I'd like to be able to
1) Make caolila / xanadu existing pools read writable again
2) If not make caolila readable again to retrieve most recent data
3) Understand what went wrong, how to avoid it in the future.

Useful posts
https://www.ixsystems.com/community/threads/zfs-has-failed-you.11951/
https://www.ixsystems.com/community...nstallation-fails-because-its-too-full.75047/
 

Attachments

  • debug-xanadu-20190528215806.tgz
    1.6 MB · Views: 290
  • debug-caolila-20190528215921.tgz
    525 KB · Views: 313

mrloop

Cadet
Joined
Sep 18, 2018
Messages
3
No, I've not spent anymore time on it since posting, out of the country for a couple of weeks, with no access to machines at the moment, was going to have a look when I get back.

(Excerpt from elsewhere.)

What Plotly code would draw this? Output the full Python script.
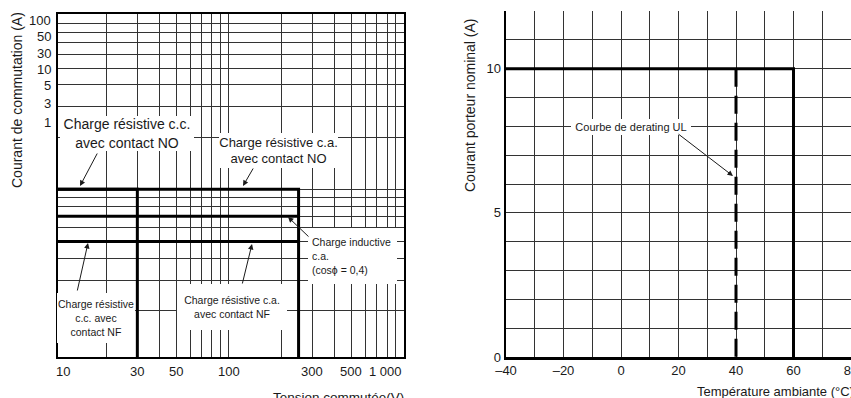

Was hoping somebody would reply, either with other suggestions or confirm yes should try 'zpool import -FX dome'. Is it worth / possible to get the verifying meta data command to work, would this help understand what went wrong and maybe fix it?
 
Last edited:

appliance

Explorer
Joined
Nov 6, 2019
Messages
96
having this TYPE 101 on freeNAS 11.3RC, replication related. in debug mode, i see tons of other errors (CHECKSUM, incorrect vdev). New errorfree drives, UPS, lot of ECC memory. Usually memory modules are blamed, like it was 1995, but i believe in BUGS. You can't have same stacktraces happening at the same moment each time, on two different ECC module sets used. Similar setup on ZOL never produced a panic, freebsd panicked 100 times for me in 2 months. i now have to quit replicating as this is the cause of every single panic in 11.3 and apparently also in 11.2 as seen in open tickets.
 
Top